## STATED PROBLEM
Output the lines below exactly, please, from the first line until the line with "import * as echarts from 'echarts';", counting both.

# START OF GIVEN INFORMATION

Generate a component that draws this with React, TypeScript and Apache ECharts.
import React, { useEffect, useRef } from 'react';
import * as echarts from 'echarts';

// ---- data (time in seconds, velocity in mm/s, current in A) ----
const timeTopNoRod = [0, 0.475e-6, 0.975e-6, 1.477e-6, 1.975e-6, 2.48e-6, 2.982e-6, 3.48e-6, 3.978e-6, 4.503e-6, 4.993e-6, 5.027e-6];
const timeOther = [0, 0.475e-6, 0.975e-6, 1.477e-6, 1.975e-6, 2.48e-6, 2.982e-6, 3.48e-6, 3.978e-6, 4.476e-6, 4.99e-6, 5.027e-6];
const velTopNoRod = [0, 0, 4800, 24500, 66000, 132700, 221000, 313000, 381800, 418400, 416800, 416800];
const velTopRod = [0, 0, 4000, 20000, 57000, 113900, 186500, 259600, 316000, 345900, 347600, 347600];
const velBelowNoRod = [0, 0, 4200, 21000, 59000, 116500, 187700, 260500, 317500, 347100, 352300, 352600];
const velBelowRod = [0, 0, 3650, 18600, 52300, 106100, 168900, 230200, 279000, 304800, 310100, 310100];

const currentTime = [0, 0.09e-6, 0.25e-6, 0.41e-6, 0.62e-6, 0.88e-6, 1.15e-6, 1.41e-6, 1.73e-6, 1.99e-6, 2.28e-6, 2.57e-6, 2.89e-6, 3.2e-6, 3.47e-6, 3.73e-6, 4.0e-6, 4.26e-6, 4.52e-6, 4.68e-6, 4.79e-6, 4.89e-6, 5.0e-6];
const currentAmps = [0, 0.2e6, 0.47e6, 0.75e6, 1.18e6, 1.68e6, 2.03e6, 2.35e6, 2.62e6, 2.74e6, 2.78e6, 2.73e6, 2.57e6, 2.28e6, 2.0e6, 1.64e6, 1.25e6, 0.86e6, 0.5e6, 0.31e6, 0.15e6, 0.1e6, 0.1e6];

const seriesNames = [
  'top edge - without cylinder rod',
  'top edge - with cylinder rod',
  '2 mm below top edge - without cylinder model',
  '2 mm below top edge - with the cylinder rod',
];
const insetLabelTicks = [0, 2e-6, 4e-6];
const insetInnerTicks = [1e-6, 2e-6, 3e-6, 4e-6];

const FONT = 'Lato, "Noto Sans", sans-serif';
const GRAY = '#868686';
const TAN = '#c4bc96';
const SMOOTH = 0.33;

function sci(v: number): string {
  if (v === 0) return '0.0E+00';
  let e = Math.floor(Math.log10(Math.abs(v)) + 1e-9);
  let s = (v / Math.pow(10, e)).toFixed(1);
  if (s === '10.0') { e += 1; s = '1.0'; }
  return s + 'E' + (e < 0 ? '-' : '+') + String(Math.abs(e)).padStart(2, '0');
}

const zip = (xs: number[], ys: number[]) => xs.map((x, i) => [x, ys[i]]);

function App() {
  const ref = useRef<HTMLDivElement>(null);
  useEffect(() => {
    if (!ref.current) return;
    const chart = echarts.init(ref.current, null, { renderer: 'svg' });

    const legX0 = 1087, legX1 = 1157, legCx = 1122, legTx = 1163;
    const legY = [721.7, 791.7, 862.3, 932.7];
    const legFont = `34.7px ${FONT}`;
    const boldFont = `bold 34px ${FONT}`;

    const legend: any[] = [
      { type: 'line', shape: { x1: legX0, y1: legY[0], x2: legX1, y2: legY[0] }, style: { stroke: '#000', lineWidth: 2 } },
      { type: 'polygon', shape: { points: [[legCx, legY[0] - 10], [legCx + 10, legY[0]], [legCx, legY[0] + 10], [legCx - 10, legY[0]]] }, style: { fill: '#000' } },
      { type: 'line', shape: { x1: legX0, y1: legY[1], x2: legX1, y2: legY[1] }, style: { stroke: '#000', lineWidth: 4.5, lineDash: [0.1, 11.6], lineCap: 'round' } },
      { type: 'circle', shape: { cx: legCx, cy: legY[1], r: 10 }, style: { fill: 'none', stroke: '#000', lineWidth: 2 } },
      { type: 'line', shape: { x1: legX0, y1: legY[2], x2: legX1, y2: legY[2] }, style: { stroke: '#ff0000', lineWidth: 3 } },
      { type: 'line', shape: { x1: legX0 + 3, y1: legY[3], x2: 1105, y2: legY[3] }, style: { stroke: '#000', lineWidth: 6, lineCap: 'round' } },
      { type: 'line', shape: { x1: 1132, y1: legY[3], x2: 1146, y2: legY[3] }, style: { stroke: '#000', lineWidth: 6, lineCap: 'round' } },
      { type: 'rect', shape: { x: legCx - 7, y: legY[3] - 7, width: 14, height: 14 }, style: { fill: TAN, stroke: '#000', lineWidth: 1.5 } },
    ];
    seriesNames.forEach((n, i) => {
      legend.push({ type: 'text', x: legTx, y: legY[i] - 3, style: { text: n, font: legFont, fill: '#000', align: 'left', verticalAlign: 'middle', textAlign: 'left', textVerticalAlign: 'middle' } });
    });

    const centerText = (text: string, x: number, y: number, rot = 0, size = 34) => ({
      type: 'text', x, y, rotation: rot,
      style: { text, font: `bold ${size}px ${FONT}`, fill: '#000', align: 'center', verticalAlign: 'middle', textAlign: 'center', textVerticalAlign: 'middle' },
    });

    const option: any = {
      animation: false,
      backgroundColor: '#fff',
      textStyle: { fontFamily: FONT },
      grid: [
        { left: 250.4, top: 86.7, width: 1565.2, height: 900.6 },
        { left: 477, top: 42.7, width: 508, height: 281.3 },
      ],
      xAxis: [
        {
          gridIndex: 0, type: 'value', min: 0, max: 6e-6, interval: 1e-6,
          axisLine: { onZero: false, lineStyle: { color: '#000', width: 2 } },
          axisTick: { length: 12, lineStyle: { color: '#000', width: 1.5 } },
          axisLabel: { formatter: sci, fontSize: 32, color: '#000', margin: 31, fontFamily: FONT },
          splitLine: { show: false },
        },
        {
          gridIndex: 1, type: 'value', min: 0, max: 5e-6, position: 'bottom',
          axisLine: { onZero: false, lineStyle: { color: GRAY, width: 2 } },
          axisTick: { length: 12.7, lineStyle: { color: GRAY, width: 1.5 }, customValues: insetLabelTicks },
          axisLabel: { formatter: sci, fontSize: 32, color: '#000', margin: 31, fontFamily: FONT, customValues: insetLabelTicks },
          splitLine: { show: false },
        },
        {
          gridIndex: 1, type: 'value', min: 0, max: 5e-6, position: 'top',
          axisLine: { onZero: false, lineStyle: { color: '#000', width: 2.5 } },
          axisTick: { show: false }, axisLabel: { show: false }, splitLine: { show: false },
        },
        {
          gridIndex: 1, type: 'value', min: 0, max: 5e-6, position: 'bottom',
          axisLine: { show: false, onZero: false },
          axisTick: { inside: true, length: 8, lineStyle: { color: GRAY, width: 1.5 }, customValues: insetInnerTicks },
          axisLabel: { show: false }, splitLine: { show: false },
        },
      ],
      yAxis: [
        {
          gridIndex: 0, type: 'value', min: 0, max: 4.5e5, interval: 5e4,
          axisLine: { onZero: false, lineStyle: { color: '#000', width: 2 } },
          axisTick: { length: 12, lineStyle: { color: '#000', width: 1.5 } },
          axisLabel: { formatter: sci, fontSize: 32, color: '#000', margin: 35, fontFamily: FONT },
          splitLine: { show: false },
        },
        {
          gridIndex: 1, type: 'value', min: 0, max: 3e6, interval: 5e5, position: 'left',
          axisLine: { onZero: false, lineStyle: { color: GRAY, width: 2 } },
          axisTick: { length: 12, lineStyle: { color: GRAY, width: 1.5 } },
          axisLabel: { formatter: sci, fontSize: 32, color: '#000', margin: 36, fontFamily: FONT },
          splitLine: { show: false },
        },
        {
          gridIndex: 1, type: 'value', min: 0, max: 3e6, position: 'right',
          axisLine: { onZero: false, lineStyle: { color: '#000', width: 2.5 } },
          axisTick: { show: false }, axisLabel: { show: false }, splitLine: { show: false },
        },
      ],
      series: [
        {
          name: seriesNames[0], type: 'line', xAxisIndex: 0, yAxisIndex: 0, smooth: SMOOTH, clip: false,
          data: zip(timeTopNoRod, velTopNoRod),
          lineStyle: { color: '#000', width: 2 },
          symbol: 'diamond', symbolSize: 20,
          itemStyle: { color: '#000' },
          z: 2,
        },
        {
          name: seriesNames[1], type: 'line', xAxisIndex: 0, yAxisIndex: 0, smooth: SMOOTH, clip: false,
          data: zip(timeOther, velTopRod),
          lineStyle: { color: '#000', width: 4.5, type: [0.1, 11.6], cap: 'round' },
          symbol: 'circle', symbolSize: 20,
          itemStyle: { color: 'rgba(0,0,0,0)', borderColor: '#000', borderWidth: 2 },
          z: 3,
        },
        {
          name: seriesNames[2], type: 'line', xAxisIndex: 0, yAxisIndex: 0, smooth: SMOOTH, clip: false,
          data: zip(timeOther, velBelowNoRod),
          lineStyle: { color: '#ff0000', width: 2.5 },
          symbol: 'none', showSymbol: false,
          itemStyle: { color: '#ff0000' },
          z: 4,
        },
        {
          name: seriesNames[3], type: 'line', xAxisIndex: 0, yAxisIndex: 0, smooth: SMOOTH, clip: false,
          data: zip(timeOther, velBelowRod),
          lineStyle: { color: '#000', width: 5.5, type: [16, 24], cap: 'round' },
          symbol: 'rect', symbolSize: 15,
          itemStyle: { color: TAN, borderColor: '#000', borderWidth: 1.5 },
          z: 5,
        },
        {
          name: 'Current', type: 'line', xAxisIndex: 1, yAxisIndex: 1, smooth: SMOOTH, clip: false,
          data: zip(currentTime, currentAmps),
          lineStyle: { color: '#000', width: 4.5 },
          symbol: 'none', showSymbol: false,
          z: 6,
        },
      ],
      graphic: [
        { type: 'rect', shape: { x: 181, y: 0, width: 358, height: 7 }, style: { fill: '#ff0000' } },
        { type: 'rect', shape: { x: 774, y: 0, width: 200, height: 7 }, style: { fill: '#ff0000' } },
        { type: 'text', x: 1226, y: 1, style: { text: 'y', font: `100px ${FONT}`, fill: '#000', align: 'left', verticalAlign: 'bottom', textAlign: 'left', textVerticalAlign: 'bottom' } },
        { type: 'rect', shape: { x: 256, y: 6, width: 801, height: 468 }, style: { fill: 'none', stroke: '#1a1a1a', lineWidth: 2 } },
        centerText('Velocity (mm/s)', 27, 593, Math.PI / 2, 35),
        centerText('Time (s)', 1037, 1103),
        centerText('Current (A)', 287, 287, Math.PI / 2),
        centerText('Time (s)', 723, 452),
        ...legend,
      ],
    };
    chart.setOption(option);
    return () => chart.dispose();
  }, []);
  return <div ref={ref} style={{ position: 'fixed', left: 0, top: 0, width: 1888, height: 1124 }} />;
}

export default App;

# END OF GIVEN INFORMATION

## WRITTEN ANSWER
Generate a component that draws this with React, TypeScript and Apache ECharts.
import React, { useEffect, useRef } from 'react';
import * as echarts from 'echarts';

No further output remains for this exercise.